Report all lines holding "chart".

-- begin SOURCE EXCERPT --

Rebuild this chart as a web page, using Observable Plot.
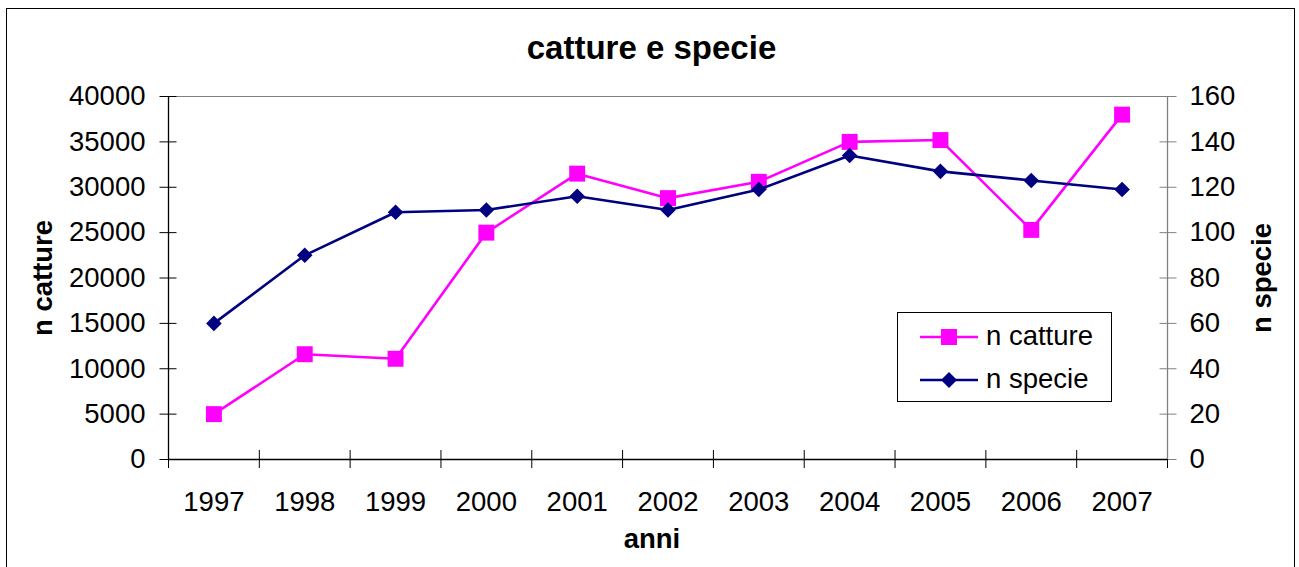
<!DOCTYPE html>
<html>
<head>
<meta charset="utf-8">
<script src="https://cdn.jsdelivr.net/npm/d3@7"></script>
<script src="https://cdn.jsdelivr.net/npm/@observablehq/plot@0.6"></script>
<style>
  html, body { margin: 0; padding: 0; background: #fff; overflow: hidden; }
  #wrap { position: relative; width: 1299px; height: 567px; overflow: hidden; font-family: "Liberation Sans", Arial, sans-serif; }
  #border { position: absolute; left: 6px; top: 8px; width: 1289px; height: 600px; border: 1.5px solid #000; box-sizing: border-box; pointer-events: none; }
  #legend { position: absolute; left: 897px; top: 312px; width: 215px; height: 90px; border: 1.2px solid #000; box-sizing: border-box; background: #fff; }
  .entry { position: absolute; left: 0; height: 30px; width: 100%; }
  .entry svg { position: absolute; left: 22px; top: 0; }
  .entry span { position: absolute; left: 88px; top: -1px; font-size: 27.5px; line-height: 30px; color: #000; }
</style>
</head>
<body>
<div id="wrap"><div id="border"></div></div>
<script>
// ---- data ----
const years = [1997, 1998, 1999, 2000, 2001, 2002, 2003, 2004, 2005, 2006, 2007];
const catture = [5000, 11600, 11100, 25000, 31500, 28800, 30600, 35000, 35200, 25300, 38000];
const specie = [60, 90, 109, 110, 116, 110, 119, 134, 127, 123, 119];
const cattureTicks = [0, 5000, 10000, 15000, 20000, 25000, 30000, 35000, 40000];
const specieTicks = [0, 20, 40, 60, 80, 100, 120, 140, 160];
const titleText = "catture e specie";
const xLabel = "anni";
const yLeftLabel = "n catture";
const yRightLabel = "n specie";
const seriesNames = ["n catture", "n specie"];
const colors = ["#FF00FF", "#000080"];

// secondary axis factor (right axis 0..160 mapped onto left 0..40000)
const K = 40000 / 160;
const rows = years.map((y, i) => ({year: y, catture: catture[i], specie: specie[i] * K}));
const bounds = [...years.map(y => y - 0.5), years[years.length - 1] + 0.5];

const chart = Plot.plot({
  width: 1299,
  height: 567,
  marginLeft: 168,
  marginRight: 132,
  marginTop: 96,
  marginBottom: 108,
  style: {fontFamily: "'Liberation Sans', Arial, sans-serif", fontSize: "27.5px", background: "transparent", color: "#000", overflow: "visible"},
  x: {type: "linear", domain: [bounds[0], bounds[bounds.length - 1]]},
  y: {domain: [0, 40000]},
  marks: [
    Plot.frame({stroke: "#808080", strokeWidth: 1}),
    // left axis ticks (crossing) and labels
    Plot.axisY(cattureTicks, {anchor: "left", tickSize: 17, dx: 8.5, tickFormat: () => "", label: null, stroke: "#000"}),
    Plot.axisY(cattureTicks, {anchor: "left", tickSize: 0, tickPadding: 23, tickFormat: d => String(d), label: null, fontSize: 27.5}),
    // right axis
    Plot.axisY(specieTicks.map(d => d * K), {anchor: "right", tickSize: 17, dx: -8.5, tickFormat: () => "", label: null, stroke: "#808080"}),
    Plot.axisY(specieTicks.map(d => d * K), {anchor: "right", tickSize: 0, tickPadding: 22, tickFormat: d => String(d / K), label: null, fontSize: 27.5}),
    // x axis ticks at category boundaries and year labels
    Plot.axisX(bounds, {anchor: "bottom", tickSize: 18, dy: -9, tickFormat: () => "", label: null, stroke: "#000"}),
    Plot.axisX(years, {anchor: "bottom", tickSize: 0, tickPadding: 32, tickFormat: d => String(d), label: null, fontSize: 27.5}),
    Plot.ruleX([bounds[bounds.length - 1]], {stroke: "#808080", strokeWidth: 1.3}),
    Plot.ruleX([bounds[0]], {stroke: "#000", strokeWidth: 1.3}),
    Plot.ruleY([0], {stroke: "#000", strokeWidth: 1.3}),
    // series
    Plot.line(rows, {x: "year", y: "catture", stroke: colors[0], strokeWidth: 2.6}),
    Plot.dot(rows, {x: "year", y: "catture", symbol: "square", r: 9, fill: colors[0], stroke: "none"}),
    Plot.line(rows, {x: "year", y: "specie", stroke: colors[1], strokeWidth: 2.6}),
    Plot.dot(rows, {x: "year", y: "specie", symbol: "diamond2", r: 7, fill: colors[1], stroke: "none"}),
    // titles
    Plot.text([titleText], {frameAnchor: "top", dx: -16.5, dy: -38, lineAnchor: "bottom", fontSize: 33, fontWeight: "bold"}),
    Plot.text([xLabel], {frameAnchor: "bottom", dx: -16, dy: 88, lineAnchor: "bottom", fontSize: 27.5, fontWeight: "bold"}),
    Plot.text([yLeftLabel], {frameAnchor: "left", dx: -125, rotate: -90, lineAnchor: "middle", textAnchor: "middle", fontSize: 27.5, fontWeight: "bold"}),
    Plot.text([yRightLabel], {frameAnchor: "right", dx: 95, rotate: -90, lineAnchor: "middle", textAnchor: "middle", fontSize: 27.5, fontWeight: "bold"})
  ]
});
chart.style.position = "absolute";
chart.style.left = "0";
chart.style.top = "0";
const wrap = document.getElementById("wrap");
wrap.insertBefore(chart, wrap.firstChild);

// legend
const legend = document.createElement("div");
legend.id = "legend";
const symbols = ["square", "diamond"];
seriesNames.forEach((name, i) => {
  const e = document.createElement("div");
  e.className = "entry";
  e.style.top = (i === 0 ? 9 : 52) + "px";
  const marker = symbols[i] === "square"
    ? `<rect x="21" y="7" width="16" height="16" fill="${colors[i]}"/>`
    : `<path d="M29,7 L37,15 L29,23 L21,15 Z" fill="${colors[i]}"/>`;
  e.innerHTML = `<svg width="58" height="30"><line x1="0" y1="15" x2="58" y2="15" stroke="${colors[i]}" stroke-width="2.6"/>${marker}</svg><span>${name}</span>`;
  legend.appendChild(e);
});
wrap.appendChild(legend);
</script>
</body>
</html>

-- end SOURCE EXCERPT --

*SOLUTION BELOW*:
Rebuild this chart as a web page, using Observable Plot.
const chart = Plot.plot({
chart.style.position = "absolute";
chart.style.left = "0";
chart.style.top = "0";
wrap.insertBefore(chart, wrap.firstChild);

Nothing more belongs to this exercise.